__To be done__.
All lines holding the string "React" are to be shown.

__Data lines__.
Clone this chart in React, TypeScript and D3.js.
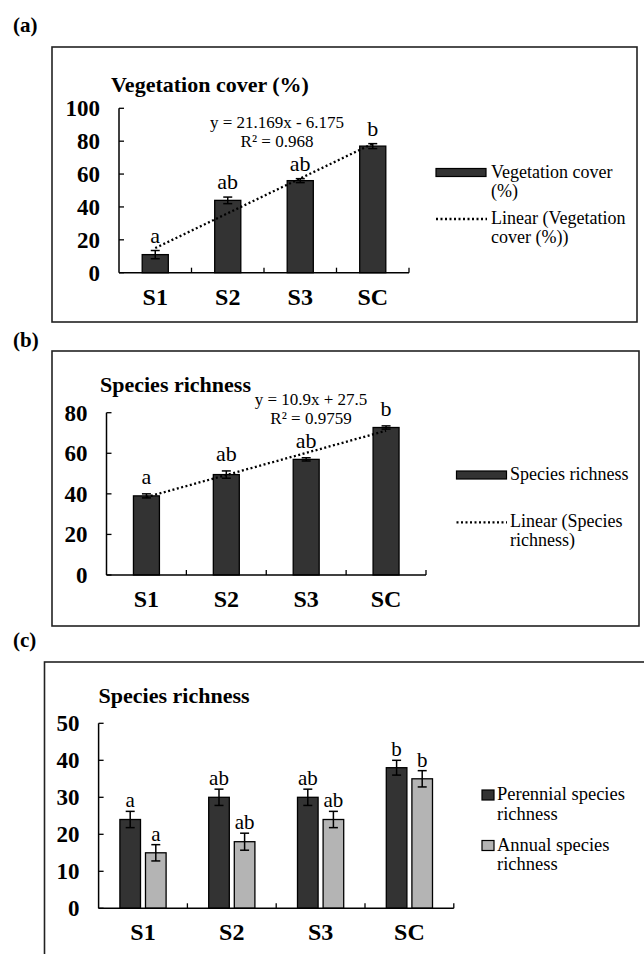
import React, { useEffect } from "react";
import * as d3 from "d3";

// ---- data ----
const SITES = ["S1", "S2", "S3", "SC"];

const COVER = [11, 44, 56, 77];
const COVER_ERR = [2.5, 2, 1.2, 1.5];
const COVER_LETTERS = ["a", "ab", "ab", "b"];
const COVER_TREND = { slope: 21.169, intercept: -6.175, eq: "y = 21.169x - 6.175", r2: "R² = 0.968" };

const RICH = [39, 49.5, 57, 72.7];
const RICH_ERR = [1, 1.8, 0.8, 0.8];
const RICH_LETTERS = ["a", "ab", "ab", "b"];
const RICH_TREND = { slope: 10.9, intercept: 27.5, eq: "y = 10.9x + 27.5", r2: "R² = 0.9759" };

const PERENNIAL = [24, 30, 30, 38];
const PERENNIAL_ERR = [2.2, 2.2, 2.2, 2];
const PERENNIAL_LETTERS = ["a", "ab", "ab", "b"];
const ANNUAL = [15, 18, 24, 35];
const ANNUAL_ERR = [2.2, 2.3, 2.2, 2.2];
const ANNUAL_LETTERS = ["a", "ab", "ab", "b"];

const TICKS_A = [0, 20, 40, 60, 80, 100];
const TICKS_B = [0, 20, 40, 60, 80];
const TICKS_C = [0, 10, 20, 30, 40, 50];

const DARK = "#333333";
const LIGHT = "#b4b4b4";
const FONT = "'Liberation Serif', 'Times New Roman', serif";

interface Series {
  values: number[];
  errs: number[];
  letters: string[];
  fill: string;
}

interface PanelProps {
  x0: number;
  x1: number;
  y0: number;
  y1: number;
  ymax: number;
  ticks: number[];
  series: Series[];
  barFrac: number;
  gap: number;
  letterGap: number;
  letterSize: number;
  title: string;
  titleX: number;
  titleY: number;
  trend?: { slope: number; intercept: number; eq: string; r2: string };
  eqX?: number;
  eqY?: number;
}

function Panel(p: PanelProps) {
  const x = d3.scaleBand().domain(SITES).range([p.x0, p.x1]);
  const y = d3.scaleLinear().domain([0, p.ymax]).range([p.y0, p.y1]);
  const bw = x.bandwidth() * p.barFrac;
  const n = p.series.length;
  const groupW = n * bw + (n - 1) * p.gap;

  const trendPts = p.trend
    ? SITES.map((s, i) => [x(s)! + x.bandwidth() / 2, y(p.trend!.slope * (i + 1) + p.trend!.intercept)] as [number, number])
    : [];
  const trendLine = d3.line()([trendPts[0], trendPts[trendPts.length - 1]].filter(Boolean) as [number, number][]);

  return (
    <g fontFamily={FONT}>
      <text x={p.titleX} y={p.titleY} fontSize={22} fontWeight={700}>{p.title}</text>
      {/* bars */}
      {p.series.map((se, k) =>
        SITES.map((s, i) => {
          const bx = x(s)! + x.bandwidth() / 2 - groupW / 2 + k * (bw + p.gap);
          const cx = bx + bw / 2;
          const top = y(se.values[i]);
          const et = y(se.values[i] + se.errs[i]);
          const eb = y(se.values[i] - se.errs[i]);
          return (
            <g key={`${k}-${s}`}>
              <rect x={bx} y={top} width={bw} height={p.y0 - top} fill={se.fill} stroke="#000" strokeWidth={1.3} />
              <line x1={cx} x2={cx} y1={et} y2={eb} stroke="#000" strokeWidth={1.5} />
              <line x1={cx - 4.5} x2={cx + 4.5} y1={et} y2={et} stroke="#000" strokeWidth={1.5} />
              <line x1={cx - 4.5} x2={cx + 4.5} y1={eb} y2={eb} stroke="#000" strokeWidth={1.5} />
              <text x={cx} y={et - p.letterGap} textAnchor="middle" fontSize={p.letterSize}>{se.letters[i]}</text>
            </g>
          );
        })
      )}
      {/* trendline */}
      {p.trend && (
        <>
          <path d={trendLine || ""} stroke="#000" strokeWidth={2.3} strokeDasharray="2 2.5" fill="none" />
          <text x={p.eqX} y={p.eqY} textAnchor="middle" fontSize={17}>{p.trend.eq}</text>
          <text x={p.eqX} y={(p.eqY || 0) + 19} textAnchor="middle" fontSize={17}>{p.trend.r2}</text>
        </>
      )}
      {/* y axis */}
      <line x1={p.x0} x2={p.x0} y1={p.y0} y2={p.y1} stroke="#000" strokeWidth={1.5} />
      {p.ticks.map((t) => (
        <g key={t}>
          <line x1={p.x0} x2={p.x0 + 5} y1={y(t)} y2={y(t)} stroke="#000" strokeWidth={1.3} />
          <text x={p.x0 - 19} y={y(t) + 8} textAnchor="end" fontSize={23} fontWeight={700}>{t}</text>
        </g>
      ))}
      {/* x axis */}
      <line x1={p.x0} x2={p.x1} y1={p.y0} y2={p.y0} stroke="#000" strokeWidth={1.5} />
      {SITES.map((s) => (
        <g key={s}>
          <line x1={x(s)! + x.bandwidth()} x2={x(s)! + x.bandwidth()} y1={p.y0} y2={p.y0 - 5} stroke="#000" strokeWidth={1.3} />
          <text x={x(s)! + x.bandwidth() / 2} y={p.y0 + 32} textAnchor="middle" fontSize={24} fontWeight={700}>{s}</text>
        </g>
      ))}
    </g>
  );
}

export default function App() {
  useEffect(() => {
    document.body.style.margin = "0";
  }, []);

  return (
    <svg width={644} height={954} style={{ position: "absolute", left: 0, top: 0, background: "#fff" }}>
      <rect width={644} height={954} fill="#fff" />
      <g fontFamily={FONT} fontWeight={700} fontSize={21}>
        <text x={13} y={32}>(a)</text>
        <text x={13} y={347}>(b)</text>
        <text x={13} y={647}>(c)</text>
      </g>
      {/* panel frames */}
      <rect x={52} y={47} width={585} height={275} fill="none" stroke="#222" strokeWidth={1.6} />
      <rect x={52} y={351} width={587} height={275} fill="none" stroke="#222" strokeWidth={1.6} />
      <rect x={44.5} y={662} width={640} height={340} fill="none" stroke="#222" strokeWidth={1.6} />

      <Panel
        x0={119} x1={409} y0={272.7} y1={108.3} ymax={100} ticks={TICKS_A}
        series={[{ values: COVER, errs: COVER_ERR, letters: COVER_LETTERS, fill: DARK }]}
        barFrac={0.36} gap={0} letterGap={8} letterSize={22}
        title="Vegetation cover (%)" titleX={111} titleY={92}
        trend={COVER_TREND} eqX={277} eqY={128}
      />
      <Panel
        x0={106.5} x1={426} y0={575} y1={412.7} ymax={80} ticks={TICKS_B}
        series={[{ values: RICH, errs: RICH_ERR, letters: RICH_LETTERS, fill: DARK }]}
        barFrac={0.325} gap={0} letterGap={10} letterSize={22}
        title="Species richness" titleX={100} titleY={392}
        trend={RICH_TREND} eqX={311} eqY={405}
      />
      <Panel
        x0={98.6} x1={453.8} y0={908.3} y1={723.3} ymax={50} ticks={TICKS_C}
        series={[
          { values: PERENNIAL, errs: PERENNIAL_ERR, letters: PERENNIAL_LETTERS, fill: DARK },
          { values: ANNUAL, errs: ANNUAL_ERR, letters: ANNUAL_LETTERS, fill: LIGHT },
        ]}
        barFrac={0.232} gap={5} letterGap={4} letterSize={21}
        title="Species richness" titleX={98.6} titleY={703}
      />

      {/* legends */}
      <g fontFamily={FONT} fontSize={18}>
        <rect x={436} y={168.5} width={50} height={8} fill={DARK} stroke="#000" strokeWidth={1.2} />
        <text x={491} y={177.5}>Vegetation cover</text>
        <text x={491} y={197}>(%)</text>
        <line x1={436} x2={487} y1={219} y2={219} stroke="#000" strokeWidth={2.3} strokeDasharray="2 2.5" />
        <text x={491} y={223.5}>Linear (Vegetation</text>
        <text x={491} y={243}>cover (%))</text>

        <rect x={456.5} y={471} width={50} height={8} fill={DARK} stroke="#000" strokeWidth={1.2} />
        <text x={510} y={479.5}>Species richness</text>
        <line x1={456.5} x2={507} y1={522.3} y2={522.3} stroke="#000" strokeWidth={2.3} strokeDasharray="2 2.5" />
        <text x={510} y={527}>Linear (Species</text>
        <text x={510} y={546}>richness)</text>
      </g>
      <g fontFamily={FONT} fontSize={18.5}>
        <rect x={482} y={790} width={12} height={10} fill={DARK} stroke="#000" strokeWidth={1.2} />
        <text x={497} y={800}>Perennial species</text>
        <text x={497} y={820}>richness</text>
        <rect x={482} y={840.5} width={12} height={10} fill={LIGHT} stroke="#000" strokeWidth={1.2} />
        <text x={497} y={851}>Annual species</text>
        <text x={497} y={870}>richness</text>
      </g>
    </svg>
  );
}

__Solution__.
Clone this chart in React, TypeScript and D3.js.
import React, { useEffect } from "react";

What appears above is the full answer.